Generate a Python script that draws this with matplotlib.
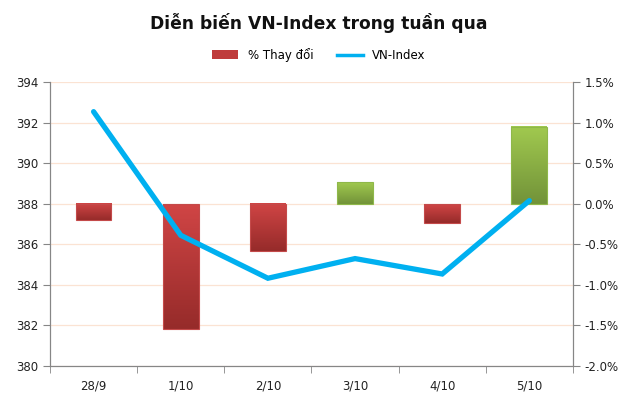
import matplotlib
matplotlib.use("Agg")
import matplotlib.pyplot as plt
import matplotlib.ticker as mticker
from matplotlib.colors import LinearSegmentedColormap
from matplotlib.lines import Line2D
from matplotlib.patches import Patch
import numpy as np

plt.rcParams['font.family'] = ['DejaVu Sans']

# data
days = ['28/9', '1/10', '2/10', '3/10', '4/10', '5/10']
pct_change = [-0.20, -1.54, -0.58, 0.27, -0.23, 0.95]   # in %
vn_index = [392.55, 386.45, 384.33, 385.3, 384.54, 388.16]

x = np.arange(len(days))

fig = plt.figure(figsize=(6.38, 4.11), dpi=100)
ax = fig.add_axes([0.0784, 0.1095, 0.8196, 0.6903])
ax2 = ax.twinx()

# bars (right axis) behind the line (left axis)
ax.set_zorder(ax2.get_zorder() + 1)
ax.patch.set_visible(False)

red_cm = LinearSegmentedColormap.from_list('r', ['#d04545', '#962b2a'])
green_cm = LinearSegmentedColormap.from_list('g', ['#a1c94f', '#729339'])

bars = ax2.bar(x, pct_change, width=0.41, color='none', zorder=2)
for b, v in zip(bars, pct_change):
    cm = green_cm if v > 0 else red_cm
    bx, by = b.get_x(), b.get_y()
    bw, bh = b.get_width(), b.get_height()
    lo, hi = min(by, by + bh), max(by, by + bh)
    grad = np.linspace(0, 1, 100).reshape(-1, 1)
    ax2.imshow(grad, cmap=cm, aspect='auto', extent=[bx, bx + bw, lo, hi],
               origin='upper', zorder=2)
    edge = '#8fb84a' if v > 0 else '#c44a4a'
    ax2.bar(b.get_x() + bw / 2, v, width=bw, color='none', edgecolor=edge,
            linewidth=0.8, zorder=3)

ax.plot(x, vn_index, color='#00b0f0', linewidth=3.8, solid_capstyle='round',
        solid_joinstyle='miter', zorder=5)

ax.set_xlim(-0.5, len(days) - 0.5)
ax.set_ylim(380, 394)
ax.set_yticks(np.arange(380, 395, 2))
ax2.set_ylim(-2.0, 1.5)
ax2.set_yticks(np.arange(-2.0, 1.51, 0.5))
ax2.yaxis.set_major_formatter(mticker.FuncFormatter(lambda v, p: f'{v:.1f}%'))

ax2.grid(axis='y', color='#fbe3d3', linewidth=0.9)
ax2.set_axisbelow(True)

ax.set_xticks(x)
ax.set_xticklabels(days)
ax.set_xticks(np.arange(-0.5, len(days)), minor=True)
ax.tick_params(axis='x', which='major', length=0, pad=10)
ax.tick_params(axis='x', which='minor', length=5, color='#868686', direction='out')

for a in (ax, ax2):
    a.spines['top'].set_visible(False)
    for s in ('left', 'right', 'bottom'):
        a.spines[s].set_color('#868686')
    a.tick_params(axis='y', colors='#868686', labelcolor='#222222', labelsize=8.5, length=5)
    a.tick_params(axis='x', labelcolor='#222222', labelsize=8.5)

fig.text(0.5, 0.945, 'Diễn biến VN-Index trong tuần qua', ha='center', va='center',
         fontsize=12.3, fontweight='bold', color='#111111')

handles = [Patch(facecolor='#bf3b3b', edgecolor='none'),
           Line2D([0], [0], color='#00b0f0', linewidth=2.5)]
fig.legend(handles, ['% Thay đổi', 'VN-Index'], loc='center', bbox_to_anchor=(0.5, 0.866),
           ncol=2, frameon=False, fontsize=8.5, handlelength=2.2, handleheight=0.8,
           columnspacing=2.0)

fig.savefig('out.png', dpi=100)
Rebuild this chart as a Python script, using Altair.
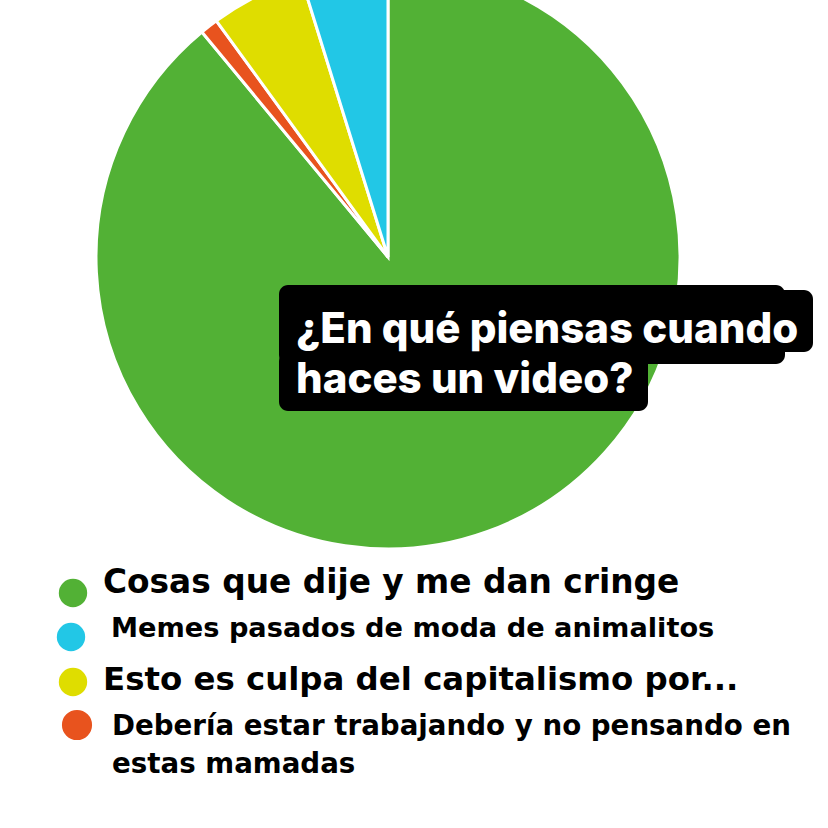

- _Description of the task_
Quote, please, every line of the material above from its start through the line that has "LinearSegmentedColormap.from_list('g', ['#a1c94f', '#729339'])", reproducing the words exactly and dropping any images.

- _Expected answer_
Generate a Python script that draws this with matplotlib.
import matplotlib
matplotlib.use("Agg")
import matplotlib.pyplot as plt
import matplotlib.ticker as mticker
from matplotlib.colors import LinearSegmentedColormap
from matplotlib.lines import Line2D
from matplotlib.patches import Patch
import numpy as np

plt.rcParams['font.family'] = ['DejaVu Sans']

# data
days = ['28/9', '1/10', '2/10', '3/10', '4/10', '5/10']
pct_change = [-0.20, -1.54, -0.58, 0.27, -0.23, 0.95]   # in %
vn_index = [392.55, 386.45, 384.33, 385.3, 384.54, 388.16]

x = np.arange(len(days))

fig = plt.figure(figsize=(6.38, 4.11), dpi=100)
ax = fig.add_axes([0.0784, 0.1095, 0.8196, 0.6903])
ax2 = ax.twinx()

# bars (right axis) behind the line (left axis)
ax.set_zorder(ax2.get_zorder() + 1)
ax.patch.set_visible(False)

red_cm = LinearSegmentedColormap.from_list('r', ['#d04545', '#962b2a'])
green_cm = LinearSegmentedColormap.from_list('g', ['#a1c94f', '#729339'])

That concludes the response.